Underneath a covered picnic area with hay bales strewn across the ground, Lisa Mummert, 44, was helping folks put together their scarecrows.

"You don't want to make the head too big or too small, because panty hose stretches a lot," Mummert said.

The leggings are used to hold straw, and form the head and arms when tied off at the ends with string. Then the stuffed leggings go into a shirt, more hay goes into the shirt to add volume and pants are stuffed. The two parts are matched together with a little more hay and makeshift suspenders.

As Troy Shields' daughter glued the felt mouth onto a scarecrow's face, he said the activity was enjoyable.

"I guess it's more festive than anything else. ... I think it's just something to do," Shields said.

Pumpkin decorating also was popular before rain scared off many of the visitors Saturday.

Lois Dreisbach, 53, of Fairplay was helping run the pumpkin decoration booth as the official "pumpkin washer."

"You have to lift them out of the boxes, wash them off, and wipe them off so the kids can paint them," Dreisbach said.

She guessed she had washed more than 200 pumpkins Saturday. She said no particular type of pumpkin was most popular.

"It just depends on the person, she said. "The kids usually want the big ones. The parents just want them to pick one and move on."

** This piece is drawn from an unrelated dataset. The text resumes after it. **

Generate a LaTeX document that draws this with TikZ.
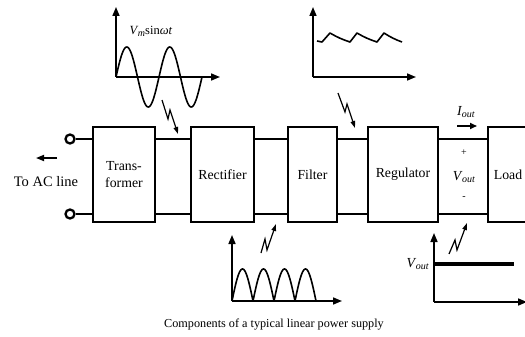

While the crowds appeared to enjoy themselves Saturday, the rain resulted in lower participation than in previous years, said Greg Martin, pastor of Zion Lutheran Church in Williamsport and another organizer of the event.

In previous years, Harvest Hoedown has brought in $10,000 to $12,000 in cash and another 8,000 to 10,000 pounds of food for the food bank, Martin said.

This year, he said, "We may need to do some other fund-raising. ... We didn't count on this (rain)."